Dear faculty and students,

Russ Tedrake will give a talk at the AIIS seminar this Thursday (details below). If you would like to meet with Prof. Tedrake personally, please let Prof. LaValle (lavalle AT uiuc.edu) know.

Hope to see you there,
Alex.

Title: Optimizing Locomotion
Speaker:
Russ Tedrake, MIT

Date: October 16, 4:00pm
Location: Siebel 3405 


Abstract:

In this talk I'll describe our efforts in using computational tools from optimal control theory (including machine learning and motion planning algorithms) to design efficient and agile control systems for locomotion.  I'll start by describing the passive dynamics of walking, and demonstrate that approximate optimal control can be used to design nonlinear control solutions that allow minimally-actuated bipeds to walk efficiently and dynamically, even over rough terrain.  In many cases, the performance of the algorithms can be improved dramatically by exploiting knowledge about the dynamics of the plant.  Then I'll describe a new line of work applying these ideas to bird-scale aerial vehicles, and argue that model-free learning methods can design high-performance control solutions in even very complicated fluid dynamic regimes.  Our initial evidence includes a robotic bird which flies with flapping wings and an airplane that can land on a perch.

Bio:

Russ Tedrake is the X Consortium Assistant Professor of Electrical Engineering and Computer Science at MIT, and a member of the Computer Science and Artificial Intelligence Lab.
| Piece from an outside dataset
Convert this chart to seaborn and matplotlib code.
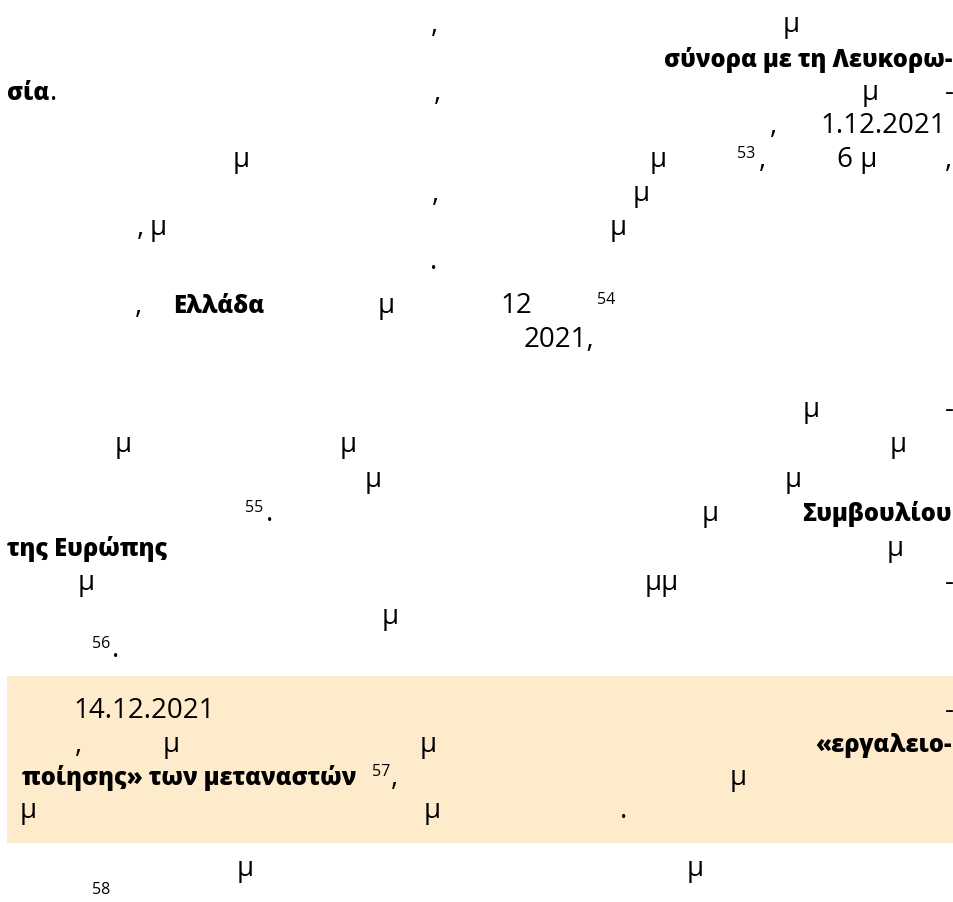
import matplotlib
matplotlib.use("Agg")
import matplotlib.pyplot as plt
from matplotlib.patches import Rectangle
import seaborn as sns

# ---------------- content: text fragments, line by line ----------------
body_lines = [
    [",", "μ"],
    ["σύνορα με τη Λευκορω-"],
    ["σία", ".", ",", "μ", "-"],
    [",", "1.12.2021"],
    ["μ", "μ", "53", ",", "6 μ", ","],
    [",", "μ"],
    [",", "μ", "μ"],
    ["."],
    [",", "Ελλάδα", "μ", "12", "54"],
    ["2021,"],
    ["μ", "-"],
    ["μ", "μ", "μ"],
    ["μ", "μ"],
    ["55", ".", "μ", "Συμβουλίου"],
    ["της Ευρώπης", "μ"],
    ["μ", "μμ", "-"],
    ["μ"],
    ["56", "."],
]
box_lines = [
    ["14.12.2021", "-"],
    [",", "μ", "μ", "«εργαλειο-"],
    ["ποίησης» των μεταναστών", "57", ",", "μ"],
    ["μ", "μ", "."],
]
after_lines = [
    ["μ", "μ"],
    ["58"],
]

# ---------------- layout (pixels) ----------------
body_baselines = [32, 67, 100, 133, 167, 201, 235, 269, 313, 347,
                  417, 452, 487, 521, 556, 590, 624, 657]
body_x = [
    [431, 783],
    [952],
    [7, 50, 434, 862, 945],
    [770, 820],
    [233, 650, 737, 759, 837, 945],
    [432, 633],
    [137, 150, 610],
    [430],
    [135, 173, 378, 500, 597],
    [524],
    [803, 945],
    [115, 340, 890],
    [365, 785],
    [245, 266, 702, 952],
    [7, 887],
    [78, 645, 945],
    [382],
    [92, 112],
]
body_style = [
    ["r", "r"],
    ["B"],
    ["b", "r", "r", "r", "r"],
    ["r", "r"],
    ["r", "r", "s", "r", "r", "r"],
    ["r", "r"],
    ["r", "r", "r"],
    ["r"],
    ["r", "b", "r", "r", "s"],
    ["r"],
    ["r", "r"],
    ["r", "r", "r"],
    ["r", "r"],
    ["s", "r", "r", "B"],
    ["b", "r"],
    ["r", "r", "r"],
    ["r"],
    ["s", "r"],
]
box_top, box_bottom, box_left = 677, 844, 7
box_color = "#FDEBCC"
box_baselines = [718, 752, 785, 818]
box_x = [
    [73, 945],
    [75, 163, 420, 952],
    [22, 372, 391, 730],
    [20, 424, 620],
]
box_style = [
    ["r", "r"],
    ["r", "r", "r", "B"],
    ["b", "s", "r", "r"],
    ["r", "r", "r"],
]
after_baselines = [876, 903]
after_x = [[237, 687], [92]]
after_style = [["r", "r"], ["s"]]

W, H = 954, 903
sns.set_theme(style="white")
plt.rcParams["font.family"] = ["Open Sans", "DejaVu Sans"]

fig = plt.figure(figsize=(W / 100, H / 100), dpi=100)
ax = fig.add_axes([0, 0, 1, 1])
ax.set_xlim(0, W)
ax.set_ylim(H, 0)
ax.axis("off")

ax.add_patch(Rectangle((box_left, box_top), W - box_left, box_bottom - box_top,
                       facecolor=box_color, edgecolor="none", zorder=0))

FS = 20
BOLD_FS = 17
SUP_FS = 11.5
SUP_RAISE = 9


def draw(lines, baselines, xs, styles):
    for frags, y, xrow, srow in zip(lines, baselines, xs, styles):
        for t, x, s in zip(frags, xrow, srow):
            kw = dict(color="black", va="baseline", zorder=2)
            if s == "r":
                ax.text(x, y, t, fontsize=FS, ha="left", **kw)
            elif s == "b":
                ax.text(x, y, t, fontsize=BOLD_FS, fontweight=800, ha="left", **kw)
            elif s == "B":
                ax.text(x, y, t, fontsize=BOLD_FS, fontweight=800, ha="right", **kw)
            elif s == "s":
                ax.text(x, y - SUP_RAISE, t, fontsize=SUP_FS, ha="left", **kw)


draw(body_lines, body_baselines, body_x, body_style)
draw(box_lines, box_baselines, box_x, box_style)
draw(after_lines, after_baselines, after_x, after_style)

fig.savefig("out.png", dpi=100, facecolor="white")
He received his B.S.E. in Computer Engineering from the University of Michigan, Ann Arbor, in 1999, and his Ph.D. in Electrical Engineering and Computer Science from MIT in 2004, working with Sebastian Seung. After graduation, he joined the MIT Brain and Cognitive Sciences Department as a Postdoctoral Associate.  In 2008, he received an NSF CAREER award, the MIT Jerome Saltzer award for undergraduate teaching, and was named a Microsoft Research New Faculty Fellow.